To Apple’s credit, the Vision Pro is designed in such a way that users can still see individuals around them if they so desire.

THE POSSIBLE DISADVANTAGES

My conflicted views about Apple’s initial attempt into mixed reality originate, strangely, from how well-designed the Vision Pro is by a business that has been at the forefront of game-changing technology on several occasions over the last 40 years, from the Macintosh computer to the iPhone.

It appears that Apple has done something that other tech companies have not done by cracking the code to make both virtual and augmented reality more compelling and less disorienting than a variety of other mediocre headsets have done over the last decade or so.

The only reason the Vision Pro won’t become an instant hit is its price. When it launches in the United States early next year, it will cost $3,500, making it likely that it will begin as a luxury item out of reach for most families — especially since the headset isn’t going to replace the need to buy a new iPhone or Android smartphone every few years.
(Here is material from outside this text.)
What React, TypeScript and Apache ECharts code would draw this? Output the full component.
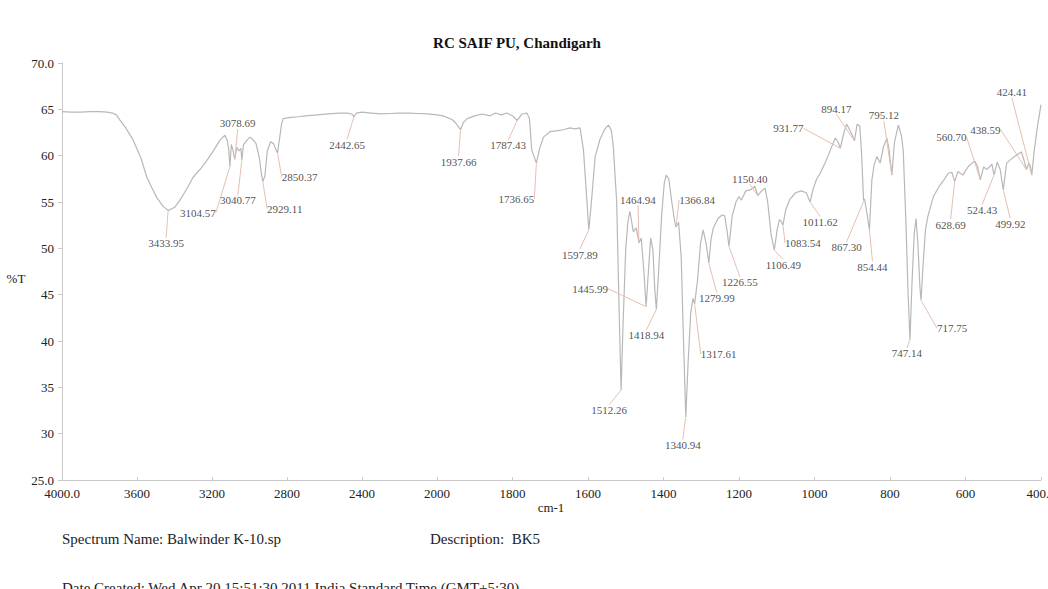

The most likely scenario is that Vision Pro serves as Apple’s testbed for mixed reality, encouraging the development of more apps created specifically to take advantage of the technology.The next wave will be a slew of other products with similarly compelling technology at lower price points, with a better chance of sucking more people — including children — into a realm that threatens to deepen screen addictions at the expense of real-world human interactions.